REQUIREMENT: Faithfully return all lines, omitting every embedded picture.

━━━━━ RECORDED DATA ━━━━━

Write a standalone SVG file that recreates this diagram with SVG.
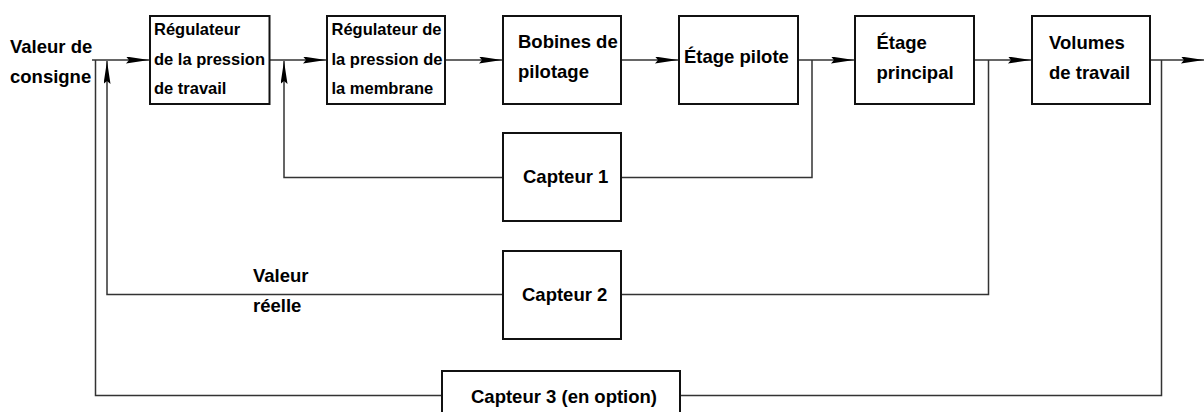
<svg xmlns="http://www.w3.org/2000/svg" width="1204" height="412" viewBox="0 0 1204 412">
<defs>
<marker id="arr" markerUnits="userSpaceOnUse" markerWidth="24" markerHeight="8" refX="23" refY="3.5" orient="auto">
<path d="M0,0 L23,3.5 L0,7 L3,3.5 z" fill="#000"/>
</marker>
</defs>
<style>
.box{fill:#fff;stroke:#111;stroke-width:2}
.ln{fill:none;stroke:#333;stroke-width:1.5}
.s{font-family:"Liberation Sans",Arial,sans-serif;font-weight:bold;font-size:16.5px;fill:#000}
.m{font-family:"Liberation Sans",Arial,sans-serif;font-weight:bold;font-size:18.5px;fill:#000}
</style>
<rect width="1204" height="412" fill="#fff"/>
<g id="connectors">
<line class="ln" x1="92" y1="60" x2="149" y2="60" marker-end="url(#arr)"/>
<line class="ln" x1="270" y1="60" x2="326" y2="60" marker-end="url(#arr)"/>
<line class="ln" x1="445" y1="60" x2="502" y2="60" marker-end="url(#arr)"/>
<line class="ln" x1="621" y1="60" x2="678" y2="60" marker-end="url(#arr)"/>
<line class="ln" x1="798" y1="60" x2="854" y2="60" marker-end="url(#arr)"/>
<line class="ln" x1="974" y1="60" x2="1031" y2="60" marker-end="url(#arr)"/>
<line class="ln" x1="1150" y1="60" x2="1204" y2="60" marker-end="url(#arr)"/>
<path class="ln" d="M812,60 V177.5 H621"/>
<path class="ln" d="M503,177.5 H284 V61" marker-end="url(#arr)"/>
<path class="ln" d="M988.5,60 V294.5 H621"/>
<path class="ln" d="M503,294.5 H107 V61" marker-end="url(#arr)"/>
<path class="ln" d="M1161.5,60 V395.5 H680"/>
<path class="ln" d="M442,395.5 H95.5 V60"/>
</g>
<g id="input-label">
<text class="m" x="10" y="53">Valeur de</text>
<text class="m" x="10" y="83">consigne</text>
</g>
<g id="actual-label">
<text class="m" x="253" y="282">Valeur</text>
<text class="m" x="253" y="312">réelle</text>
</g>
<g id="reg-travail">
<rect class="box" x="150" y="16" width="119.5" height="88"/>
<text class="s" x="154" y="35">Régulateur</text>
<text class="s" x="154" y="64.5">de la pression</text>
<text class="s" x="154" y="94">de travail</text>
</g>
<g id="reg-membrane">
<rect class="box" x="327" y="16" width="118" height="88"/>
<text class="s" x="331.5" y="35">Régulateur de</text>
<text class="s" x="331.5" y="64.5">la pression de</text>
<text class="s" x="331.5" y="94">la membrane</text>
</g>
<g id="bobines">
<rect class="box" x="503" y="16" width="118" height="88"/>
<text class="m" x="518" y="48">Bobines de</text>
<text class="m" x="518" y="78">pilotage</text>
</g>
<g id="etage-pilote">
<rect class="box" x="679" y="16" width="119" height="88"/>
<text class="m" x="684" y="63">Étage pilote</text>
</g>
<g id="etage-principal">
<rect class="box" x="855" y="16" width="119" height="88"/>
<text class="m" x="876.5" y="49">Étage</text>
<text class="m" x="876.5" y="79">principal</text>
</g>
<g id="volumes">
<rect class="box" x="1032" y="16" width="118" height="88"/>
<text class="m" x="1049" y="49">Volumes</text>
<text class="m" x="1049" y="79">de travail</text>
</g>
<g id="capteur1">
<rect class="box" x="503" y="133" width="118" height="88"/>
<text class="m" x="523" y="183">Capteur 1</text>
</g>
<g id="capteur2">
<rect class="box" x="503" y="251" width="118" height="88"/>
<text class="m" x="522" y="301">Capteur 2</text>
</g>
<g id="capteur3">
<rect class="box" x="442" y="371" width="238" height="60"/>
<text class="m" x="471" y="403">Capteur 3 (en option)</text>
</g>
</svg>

━━━━━

ANSWER FOR THIS EXERCISE:
Write a standalone SVG file that recreates this diagram with SVG.
<svg xmlns="http://www.w3.org/2000/svg" width="1204" height="412" viewBox="0 0 1204 412">
<defs>
<marker id="arr" markerUnits="userSpaceOnUse" markerWidth="24" markerHeight="8" refX="23" refY="3.5" orient="auto">
<path d="M0,0 L23,3.5 L0,7 L3,3.5 z" fill="#000"/>
</marker>
</defs>
<style>
.box{fill:#fff;stroke:#111;stroke-width:2}
.ln{fill:none;stroke:#333;stroke-width:1.5}
.s{font-family:"Liberation Sans",Arial,sans-serif;font-weight:bold;font-size:16.5px;fill:#000}
.m{font-family:"Liberation Sans",Arial,sans-serif;font-weight:bold;font-size:18.5px;fill:#000}
</style>
<rect width="1204" height="412" fill="#fff"/>
<g id="connectors">
<line class="ln" x1="92" y1="60" x2="149" y2="60" marker-end="url(#arr)"/>
<line class="ln" x1="270" y1="60" x2="326" y2="60" marker-end="url(#arr)"/>
<line class="ln" x1="445" y1="60" x2="502" y2="60" marker-end="url(#arr)"/>
<line class="ln" x1="621" y1="60" x2="678" y2="60" marker-end="url(#arr)"/>
<line class="ln" x1="798" y1="60" x2="854" y2="60" marker-end="url(#arr)"/>
<line class="ln" x1="974" y1="60" x2="1031" y2="60" marker-end="url(#arr)"/>
<line class="ln" x1="1150" y1="60" x2="1204" y2="60" marker-end="url(#arr)"/>
<path class="ln" d="M812,60 V177.5 H621"/>
<path class="ln" d="M503,177.5 H284 V61" marker-end="url(#arr)"/>
<path class="ln" d="M988.5,60 V294.5 H621"/>
<path class="ln" d="M503,294.5 H107 V61" marker-end="url(#arr)"/>
<path class="ln" d="M1161.5,60 V395.5 H680"/>
<path class="ln" d="M442,395.5 H95.5 V60"/>
</g>
<g id="input-label">
<text class="m" x="10" y="53">Valeur de</text>
<text class="m" x="10" y="83">consigne</text>
</g>
<g id="actual-label">
<text class="m" x="253" y="282">Valeur</text>
<text class="m" x="253" y="312">réelle</text>
</g>
<g id="reg-travail">
<rect class="box" x="150" y="16" width="119.5" height="88"/>
<text class="s" x="154" y="35">Régulateur</text>
<text class="s" x="154" y="64.5">de la pression</text>
<text class="s" x="154" y="94">de travail</text>
</g>
<g id="reg-membrane">
<rect class="box" x="327" y="16" width="118" height="88"/>
<text class="s" x="331.5" y="35">Régulateur de</text>
<text class="s" x="331.5" y="64.5">la pression de</text>
<text class="s" x="331.5" y="94">la membrane</text>
</g>
<g id="bobines">
<rect class="box" x="503" y="16" width="118" height="88"/>
<text class="m" x="518" y="48">Bobines de</text>
<text class="m" x="518" y="78">pilotage</text>
</g>
<g id="etage-pilote">
<rect class="box" x="679" y="16" width="119" height="88"/>
<text class="m" x="684" y="63">Étage pilote</text>
</g>
<g id="etage-principal">
<rect class="box" x="855" y="16" width="119" height="88"/>
<text class="m" x="876.5" y="49">Étage</text>
<text class="m" x="876.5" y="79">principal</text>
</g>
<g id="volumes">
<rect class="box" x="1032" y="16" width="118" height="88"/>
<text class="m" x="1049" y="49">Volumes</text>
<text class="m" x="1049" y="79">de travail</text>
</g>
<g id="capteur1">
<rect class="box" x="503" y="133" width="118" height="88"/>
<text class="m" x="523" y="183">Capteur 1</text>
</g>
<g id="capteur2">
<rect class="box" x="503" y="251" width="118" height="88"/>
<text class="m" x="522" y="301">Capteur 2</text>
</g>
<g id="capteur3">
<rect class="box" x="442" y="371" width="238" height="60"/>
<text class="m" x="471" y="403">Capteur 3 (en option)</text>
</g>
</svg>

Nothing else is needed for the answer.